● The problem
Show every line of the records below that contains the word "chart".

** BEGIN Data to use **

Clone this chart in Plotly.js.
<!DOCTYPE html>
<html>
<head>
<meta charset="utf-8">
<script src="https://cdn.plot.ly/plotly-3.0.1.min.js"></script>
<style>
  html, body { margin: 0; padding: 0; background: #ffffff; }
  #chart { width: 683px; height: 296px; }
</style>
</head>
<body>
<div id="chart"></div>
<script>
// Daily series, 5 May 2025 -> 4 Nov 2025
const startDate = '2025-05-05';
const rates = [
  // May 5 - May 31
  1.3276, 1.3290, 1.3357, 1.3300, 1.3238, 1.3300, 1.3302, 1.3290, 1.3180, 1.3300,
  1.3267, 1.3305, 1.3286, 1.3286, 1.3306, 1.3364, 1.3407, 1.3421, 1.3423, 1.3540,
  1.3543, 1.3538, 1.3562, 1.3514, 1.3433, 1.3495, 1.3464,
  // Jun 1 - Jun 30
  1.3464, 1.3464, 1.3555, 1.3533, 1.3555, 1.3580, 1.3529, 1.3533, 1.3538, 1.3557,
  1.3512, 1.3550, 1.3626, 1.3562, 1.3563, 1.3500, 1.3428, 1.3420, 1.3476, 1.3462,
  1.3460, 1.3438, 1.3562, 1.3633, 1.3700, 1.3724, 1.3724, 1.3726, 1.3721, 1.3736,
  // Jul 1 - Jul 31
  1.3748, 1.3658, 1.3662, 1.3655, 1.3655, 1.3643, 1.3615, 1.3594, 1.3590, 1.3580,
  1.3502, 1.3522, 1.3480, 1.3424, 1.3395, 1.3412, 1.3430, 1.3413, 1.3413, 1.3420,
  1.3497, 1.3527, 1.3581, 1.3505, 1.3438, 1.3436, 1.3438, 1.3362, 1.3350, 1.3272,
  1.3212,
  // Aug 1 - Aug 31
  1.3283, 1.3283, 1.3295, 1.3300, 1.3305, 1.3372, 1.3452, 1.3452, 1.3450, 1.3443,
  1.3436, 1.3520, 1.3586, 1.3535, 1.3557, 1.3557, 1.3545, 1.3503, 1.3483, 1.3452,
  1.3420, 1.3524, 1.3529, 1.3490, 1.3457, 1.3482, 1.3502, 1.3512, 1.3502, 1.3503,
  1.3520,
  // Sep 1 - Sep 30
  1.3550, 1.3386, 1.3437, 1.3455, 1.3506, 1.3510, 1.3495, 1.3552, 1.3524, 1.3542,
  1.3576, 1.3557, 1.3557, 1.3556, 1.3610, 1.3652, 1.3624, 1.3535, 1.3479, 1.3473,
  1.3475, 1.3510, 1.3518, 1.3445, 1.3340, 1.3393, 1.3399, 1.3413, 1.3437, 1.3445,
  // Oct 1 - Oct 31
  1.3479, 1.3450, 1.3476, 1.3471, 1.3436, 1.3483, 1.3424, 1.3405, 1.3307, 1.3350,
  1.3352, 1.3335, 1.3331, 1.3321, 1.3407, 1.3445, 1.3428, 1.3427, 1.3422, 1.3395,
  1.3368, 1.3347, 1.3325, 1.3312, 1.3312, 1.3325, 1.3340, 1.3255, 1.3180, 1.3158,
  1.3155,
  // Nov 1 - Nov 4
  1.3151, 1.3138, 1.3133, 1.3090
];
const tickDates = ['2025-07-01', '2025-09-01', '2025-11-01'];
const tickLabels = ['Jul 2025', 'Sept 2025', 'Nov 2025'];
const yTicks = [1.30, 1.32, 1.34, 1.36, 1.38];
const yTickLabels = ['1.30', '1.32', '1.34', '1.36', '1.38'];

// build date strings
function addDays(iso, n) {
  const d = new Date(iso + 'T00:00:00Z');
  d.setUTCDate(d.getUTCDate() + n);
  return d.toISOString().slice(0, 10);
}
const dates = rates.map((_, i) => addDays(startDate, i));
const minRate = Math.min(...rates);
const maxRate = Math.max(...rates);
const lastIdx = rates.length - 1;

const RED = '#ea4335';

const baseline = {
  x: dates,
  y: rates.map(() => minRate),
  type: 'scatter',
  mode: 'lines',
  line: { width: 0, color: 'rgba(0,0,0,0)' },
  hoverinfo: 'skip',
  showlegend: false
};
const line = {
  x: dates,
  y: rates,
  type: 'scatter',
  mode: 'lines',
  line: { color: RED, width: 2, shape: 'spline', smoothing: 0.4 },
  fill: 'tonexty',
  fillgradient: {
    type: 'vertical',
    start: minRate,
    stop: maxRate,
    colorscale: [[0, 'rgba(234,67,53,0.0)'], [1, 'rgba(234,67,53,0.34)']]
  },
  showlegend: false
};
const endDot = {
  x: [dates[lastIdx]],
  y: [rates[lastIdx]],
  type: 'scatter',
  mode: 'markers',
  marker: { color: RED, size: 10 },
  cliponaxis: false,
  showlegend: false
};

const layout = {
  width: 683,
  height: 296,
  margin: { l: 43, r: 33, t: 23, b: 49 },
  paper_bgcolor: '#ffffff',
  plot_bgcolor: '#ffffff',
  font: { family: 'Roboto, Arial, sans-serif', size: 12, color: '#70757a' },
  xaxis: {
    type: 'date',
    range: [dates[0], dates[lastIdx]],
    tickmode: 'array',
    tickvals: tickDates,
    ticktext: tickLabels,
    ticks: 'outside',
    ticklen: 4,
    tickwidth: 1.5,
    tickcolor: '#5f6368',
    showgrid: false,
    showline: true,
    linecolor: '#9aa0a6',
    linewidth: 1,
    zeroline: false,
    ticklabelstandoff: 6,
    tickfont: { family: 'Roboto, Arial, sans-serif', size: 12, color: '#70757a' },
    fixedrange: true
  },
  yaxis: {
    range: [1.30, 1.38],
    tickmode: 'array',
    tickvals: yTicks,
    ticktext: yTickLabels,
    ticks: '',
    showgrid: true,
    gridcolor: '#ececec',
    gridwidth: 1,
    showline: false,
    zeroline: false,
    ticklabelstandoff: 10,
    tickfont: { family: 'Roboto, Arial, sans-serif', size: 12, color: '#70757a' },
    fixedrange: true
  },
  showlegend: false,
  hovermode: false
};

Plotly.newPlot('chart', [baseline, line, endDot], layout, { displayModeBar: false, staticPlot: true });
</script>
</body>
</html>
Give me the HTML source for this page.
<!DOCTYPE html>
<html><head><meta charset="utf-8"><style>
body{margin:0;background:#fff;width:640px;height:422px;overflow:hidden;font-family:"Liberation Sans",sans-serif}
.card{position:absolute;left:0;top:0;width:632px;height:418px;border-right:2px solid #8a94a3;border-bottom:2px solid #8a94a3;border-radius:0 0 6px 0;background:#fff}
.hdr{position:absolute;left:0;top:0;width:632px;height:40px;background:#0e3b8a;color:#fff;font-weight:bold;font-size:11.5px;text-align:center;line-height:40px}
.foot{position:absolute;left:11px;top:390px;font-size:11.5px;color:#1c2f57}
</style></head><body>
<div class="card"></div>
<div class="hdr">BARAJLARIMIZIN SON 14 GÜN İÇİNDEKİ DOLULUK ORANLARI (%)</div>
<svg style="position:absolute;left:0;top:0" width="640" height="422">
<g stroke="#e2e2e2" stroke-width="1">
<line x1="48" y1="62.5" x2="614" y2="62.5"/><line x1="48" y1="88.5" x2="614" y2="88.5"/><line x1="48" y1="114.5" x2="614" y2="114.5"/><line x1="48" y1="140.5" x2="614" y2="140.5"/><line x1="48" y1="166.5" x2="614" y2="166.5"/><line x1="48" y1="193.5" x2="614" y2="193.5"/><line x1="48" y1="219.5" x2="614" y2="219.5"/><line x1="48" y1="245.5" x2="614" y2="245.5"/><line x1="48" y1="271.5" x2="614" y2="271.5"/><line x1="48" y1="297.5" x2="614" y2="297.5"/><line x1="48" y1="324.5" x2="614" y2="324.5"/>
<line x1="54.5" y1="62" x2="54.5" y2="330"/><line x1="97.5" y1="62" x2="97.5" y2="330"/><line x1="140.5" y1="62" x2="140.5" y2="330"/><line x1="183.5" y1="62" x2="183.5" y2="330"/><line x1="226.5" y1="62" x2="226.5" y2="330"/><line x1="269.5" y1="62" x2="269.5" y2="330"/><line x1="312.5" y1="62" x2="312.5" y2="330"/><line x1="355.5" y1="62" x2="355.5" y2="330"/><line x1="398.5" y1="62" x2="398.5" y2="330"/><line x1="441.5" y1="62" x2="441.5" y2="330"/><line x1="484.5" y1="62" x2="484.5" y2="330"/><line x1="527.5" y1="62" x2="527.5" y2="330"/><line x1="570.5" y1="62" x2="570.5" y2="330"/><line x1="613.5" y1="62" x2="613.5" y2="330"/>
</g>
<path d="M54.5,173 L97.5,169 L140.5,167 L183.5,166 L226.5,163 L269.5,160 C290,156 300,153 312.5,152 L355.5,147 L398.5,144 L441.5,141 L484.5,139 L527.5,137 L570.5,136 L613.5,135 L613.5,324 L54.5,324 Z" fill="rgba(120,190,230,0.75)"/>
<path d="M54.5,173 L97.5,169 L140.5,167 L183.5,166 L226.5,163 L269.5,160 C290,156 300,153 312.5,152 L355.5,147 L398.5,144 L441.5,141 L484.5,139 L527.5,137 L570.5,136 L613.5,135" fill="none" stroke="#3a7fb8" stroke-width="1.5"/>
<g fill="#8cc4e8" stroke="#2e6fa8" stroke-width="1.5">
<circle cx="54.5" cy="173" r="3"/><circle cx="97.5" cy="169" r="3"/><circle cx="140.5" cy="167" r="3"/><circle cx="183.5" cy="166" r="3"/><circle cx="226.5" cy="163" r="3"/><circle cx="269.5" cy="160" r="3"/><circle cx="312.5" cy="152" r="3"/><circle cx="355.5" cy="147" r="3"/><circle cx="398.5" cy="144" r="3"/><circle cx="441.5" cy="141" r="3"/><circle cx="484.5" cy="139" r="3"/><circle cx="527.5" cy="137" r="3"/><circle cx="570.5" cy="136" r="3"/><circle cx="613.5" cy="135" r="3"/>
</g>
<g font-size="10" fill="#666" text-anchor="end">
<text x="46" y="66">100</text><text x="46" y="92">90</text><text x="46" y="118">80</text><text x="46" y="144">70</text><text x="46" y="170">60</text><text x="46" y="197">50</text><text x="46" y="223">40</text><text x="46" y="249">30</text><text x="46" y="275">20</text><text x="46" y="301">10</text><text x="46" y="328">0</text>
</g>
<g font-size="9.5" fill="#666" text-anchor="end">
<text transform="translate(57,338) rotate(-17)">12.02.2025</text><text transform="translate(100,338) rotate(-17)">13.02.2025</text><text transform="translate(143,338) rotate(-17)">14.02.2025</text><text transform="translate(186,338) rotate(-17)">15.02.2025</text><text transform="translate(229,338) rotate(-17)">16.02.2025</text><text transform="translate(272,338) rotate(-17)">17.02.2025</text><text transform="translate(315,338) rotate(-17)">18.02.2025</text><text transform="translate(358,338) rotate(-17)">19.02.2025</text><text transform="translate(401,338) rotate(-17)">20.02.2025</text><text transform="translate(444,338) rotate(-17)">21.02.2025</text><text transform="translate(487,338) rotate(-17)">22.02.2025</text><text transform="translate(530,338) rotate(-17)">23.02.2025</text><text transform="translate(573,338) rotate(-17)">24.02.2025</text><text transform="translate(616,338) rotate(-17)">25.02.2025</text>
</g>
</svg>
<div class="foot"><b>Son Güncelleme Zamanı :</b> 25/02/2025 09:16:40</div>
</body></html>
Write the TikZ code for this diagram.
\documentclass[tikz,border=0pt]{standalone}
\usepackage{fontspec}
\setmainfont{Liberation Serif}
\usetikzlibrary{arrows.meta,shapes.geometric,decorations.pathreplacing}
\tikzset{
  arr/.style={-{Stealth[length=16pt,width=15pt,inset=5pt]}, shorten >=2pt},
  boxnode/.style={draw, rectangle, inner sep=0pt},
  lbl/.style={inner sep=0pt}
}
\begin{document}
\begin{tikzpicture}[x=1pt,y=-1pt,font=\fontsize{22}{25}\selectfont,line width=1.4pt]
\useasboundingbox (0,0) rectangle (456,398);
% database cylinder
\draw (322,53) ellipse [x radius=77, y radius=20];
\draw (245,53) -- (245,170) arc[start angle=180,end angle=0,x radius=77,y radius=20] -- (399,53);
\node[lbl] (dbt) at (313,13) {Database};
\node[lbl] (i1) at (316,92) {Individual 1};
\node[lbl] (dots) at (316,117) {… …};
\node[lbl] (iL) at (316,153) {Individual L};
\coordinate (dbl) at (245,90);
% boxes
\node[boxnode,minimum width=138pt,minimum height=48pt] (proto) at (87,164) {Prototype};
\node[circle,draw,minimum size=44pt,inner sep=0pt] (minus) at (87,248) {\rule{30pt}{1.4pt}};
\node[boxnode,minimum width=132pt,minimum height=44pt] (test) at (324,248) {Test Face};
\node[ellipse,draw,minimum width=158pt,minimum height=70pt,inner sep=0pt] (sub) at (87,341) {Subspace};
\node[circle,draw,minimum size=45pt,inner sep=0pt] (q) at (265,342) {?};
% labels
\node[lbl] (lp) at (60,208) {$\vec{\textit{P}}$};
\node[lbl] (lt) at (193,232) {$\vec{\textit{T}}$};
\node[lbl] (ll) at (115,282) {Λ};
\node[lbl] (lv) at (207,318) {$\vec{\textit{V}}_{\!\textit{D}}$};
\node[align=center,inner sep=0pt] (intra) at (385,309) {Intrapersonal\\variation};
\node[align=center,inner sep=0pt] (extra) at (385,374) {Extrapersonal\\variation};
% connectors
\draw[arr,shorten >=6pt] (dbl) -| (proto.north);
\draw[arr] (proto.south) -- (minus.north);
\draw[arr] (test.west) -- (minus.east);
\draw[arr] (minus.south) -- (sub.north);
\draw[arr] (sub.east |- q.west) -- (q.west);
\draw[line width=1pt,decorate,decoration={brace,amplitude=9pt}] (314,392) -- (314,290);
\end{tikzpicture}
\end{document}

** END Data to use **

● Solution for this exercise
Clone this chart in Plotly.js.
  #chart { width: 683px; height: 296px; }
<div id="chart"></div>
Plotly.newPlot('chart', [baseline, line, endDot], layout, { displayModeBar: false, staticPlot: true });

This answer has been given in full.